Let's remember, in a municipality, if you decide that what you're going to do is a redevelopment project—yes, that's going to add to the municipal tax base, obviously. The assessment rolls are going to go way up, yadda, yadda, yadda. That's absolutely true. And of course, it preoccupies municipal councils because they have to worry about where the money is coming from. The thing is, if you're going to build something that's five times bigger or 10 times bigger than what's there already, you also have to plan for water lines; you have to plan for traffic; you have to plan a bunch of other things which are also going to be five or 10 times larger than what they were before. So you're
How does what we as a society choose to preserve show what we value as a culture?

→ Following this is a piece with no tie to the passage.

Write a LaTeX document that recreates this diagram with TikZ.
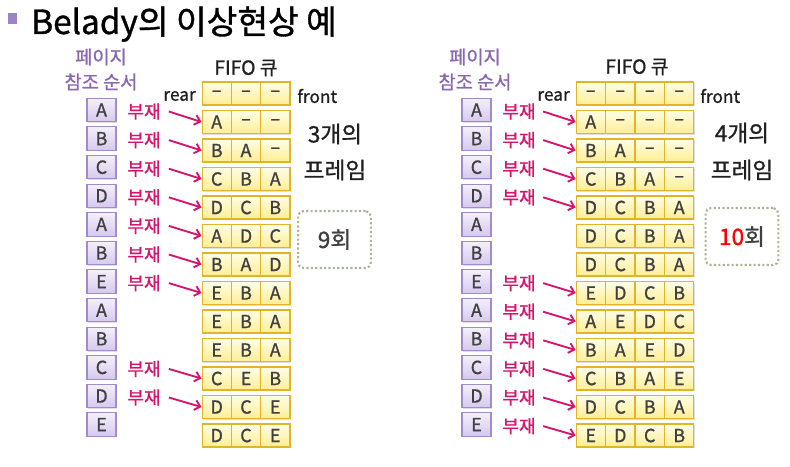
\documentclass[tikz,border=0pt]{standalone}
\usepackage{fontspec}
\setmainfont{Noto Sans CJK KR}[FakeBold=1]
\usetikzlibrary{shadows,arrows.meta}
\definecolor{ink}{HTML}{404040}
\definecolor{dark}{HTML}{202020}
\definecolor{mag}{HTML}{D4146E}
\definecolor{pur}{HTML}{8A68B0}
\definecolor{bullet}{HTML}{9B85C4}
\definecolor{cellbd}{HTML}{E2B42A}
\definecolor{celltop}{HTML}{FFFDE6}
\definecolor{cellbot}{HTML}{FFEE94}
\definecolor{pagebd}{HTML}{A08CC8}
\definecolor{pagetop}{HTML}{F4F0FB}
\definecolor{pagebot}{HTML}{D6C8EE}
\definecolor{dotc}{HTML}{A8B494}
\begin{document}
\begin{tikzpicture}[x=0.75pt,y=-0.75pt,
  cell/.style={draw=cellbd, line width=0.8pt, top color=celltop, bottom color=cellbot,
    minimum width=22pt, minimum height=17.25pt, inner sep=0pt,
    font=\fontsize{13.5}{15}\selectfont, text=ink,
    drop shadow={shadow xshift=0.8pt, shadow yshift=-0.8pt, opacity=0.25}},
  pagebox/.style={draw=pagebd, line width=0.8pt, top color=pagetop, bottom color=pagebot,
    minimum width=21.75pt, minimum height=17.6pt, inner sep=0pt,
    font=\fontsize{13.5}{15}\selectfont, text=ink,
    drop shadow={shadow xshift=0.8pt, shadow yshift=-0.8pt, opacity=0.25}},
  miss/.style={text=mag, font=\fontsize{13.5}{15}\selectfont, inner sep=0pt},
  missarrow/.style={draw=mag, line width=1.4pt, -{Straight Barb[length=4pt,width=7.5pt]}},
  headtxt/.style={text=pur, font=\fontsize{14}{16}\selectfont, inner sep=0pt},
  lbl/.style={text=dark, font=\fontsize{13}{15}\selectfont, inner sep=0pt},
  bigtxt/.style={text=dark, font=\fontsize{17}{20}\selectfont, inner sep=0pt},
  dotbox/.style={draw=dotc, line width=1.6pt, dash pattern=on 1.6pt off 1.7pt,
    rounded corners=4pt, minimum width=54.5pt, minimum height=42.75pt,
    text=ink, font=\fontsize{17}{20}\selectfont}
]
\useasboundingbox (0,0) rectangle (790,467);
\fill[white] (0,0) rectangle (790,467);

% title
\fill[bullet] (8,13) rectangle (17,24);
\node[anchor=base west, inner sep=0pt, text=black, font=\fontsize{25}{29}\selectfont] (title) at (31,34) {Belady의 이상현상 예};

% headers
\node[headtxt] (lh1) at (101,57) {페이지};
\node[headtxt] (lh2) at (101,82) {참조 순서};
\node[headtxt] (rh1) at (475,57) {페이지};
\node[headtxt] (rh2) at (475,82) {참조 순서};
\node[lbl, font=\fontsize{14.5}{16}\selectfont] (lfifo) at (246,68) {FIFO 큐};
\node[lbl, font=\fontsize{14.5}{16}\selectfont] (rfifo) at (637,67) {FIFO 큐};
\node[lbl, anchor=east] (lrear) at (196,96) {rear};
\node[lbl, anchor=west] (lfront) at (297,96) {front};
\node[lbl, anchor=east] (rrear) at (570,96) {rear};
\node[lbl, anchor=west] (rfront) at (700,96) {front};

% page reference boxes
\foreach \p [count=\i from 0] in {A,B,C,D,A,B,E,A,B,C,D,E} {
  \node[pagebox] (LP\i) at (101.5,{110+28.6*\i}) {\p};
  \node[pagebox] (RP\i) at (476.5,{110+28.6*\i}) {\p};
}

% left FIFO (3 frames)
\foreach \a/\b/\c [count=\r from 0] in {--/--/--, A/--/--, B/A/--, C/B/A, D/C/B, A/D/C, B/A/D, E/B/A, E/B/A, E/B/A, C/E/B, D/C/E, D/C/E} {
  \node[cell] (L\r-1) at (216.7,{93.5+28.5*\r}) {\a};
  \node[cell] (L\r-2) at (246.0,{93.5+28.5*\r}) {\b};
  \node[cell] (L\r-3) at (275.3,{93.5+28.5*\r}) {\c};
}

% right FIFO (4 frames)
\foreach \a/\b/\c/\d [count=\r from 0] in {--/--/--/--, A/--/--/--, B/A/--/--, C/B/A/--, D/C/B/A, D/C/B/A, D/C/B/A, E/D/C/B, A/E/D/C, B/A/E/D, C/B/A/E, D/C/B/A, E/D/C/B} {
  \node[cell] (R\r-1) at (590.75,{93.5+28.5*\r}) {\a};
  \node[cell] (R\r-2) at (620.25,{93.5+28.5*\r}) {\b};
  \node[cell] (R\r-3) at (649.75,{93.5+28.5*\r}) {\c};
  \node[cell] (R\r-4) at (679.25,{93.5+28.5*\r}) {\d};
}

% page faults, left
\foreach \i in {0,1,2,3,4,5,6,9,10} {
  \pgfmathtruncatemacro{\r}{\i+1}
  \node[miss] (ML\i) at (144,{111.5+28.6*\i}) {부재};
  \draw[missarrow] ([xshift=6pt]ML\i.east) -- (L\r-1.west);
}
% page faults, right
\foreach \i in {0,1,2,3,6,7,8,9,10,11} {
  \pgfmathtruncatemacro{\r}{\i+1}
  \node[miss] (MR\i) at (519,{111.5+28.6*\i}) {부재};
  \draw[missarrow] ([xshift=5.5pt]MR\i.east) -- (R\r-1.west);
}

% frame counts
\node[bigtxt] (l3) at (335,134) {3개의};
\node[bigtxt] (lfr) at (335,170) {프레임};
\node[bigtxt] (r4) at (742,133) {4개의};
\node[bigtxt] (rfr) at (742,170) {프레임};

% fault totals
\node[dotbox] (ltot) at (334.5,239.5) {9회};
\node[dotbox] (rtot) at (742,236.5) {\textcolor{red}{10}회};
\end{tikzpicture}
\end{document}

You can look at it several ways. If you want to look at it from the strict aesthetics standpoint, which quite candidly some of our friends in the heritage community have a tendency to do, yeah you're going to be looking at things depending on what their vintage is and their pedigree is. If you're going to look at it purely from an economic standpoint, which I think is an alternative...I'm not saying we replace one with the other, but I think you have to look at it from more than one perspective.
What we should be looking at is extending the life of investments and doing it on an economically scientific basis. I think that's doable. Where we have a problem in this country is we're just barely starting to develop the expertise on how to do that on a budget. I'm immensely optimistic that with the level of interest that's now starting to percolate through universities, and starting to percolate through places like the development industry, people are starting to realize there's an information gap that's been plaguing this area for a very long time. But that information is findable. If we can just find a way of updating that information and getting it into the right hands, we could transform the economics of this altogether.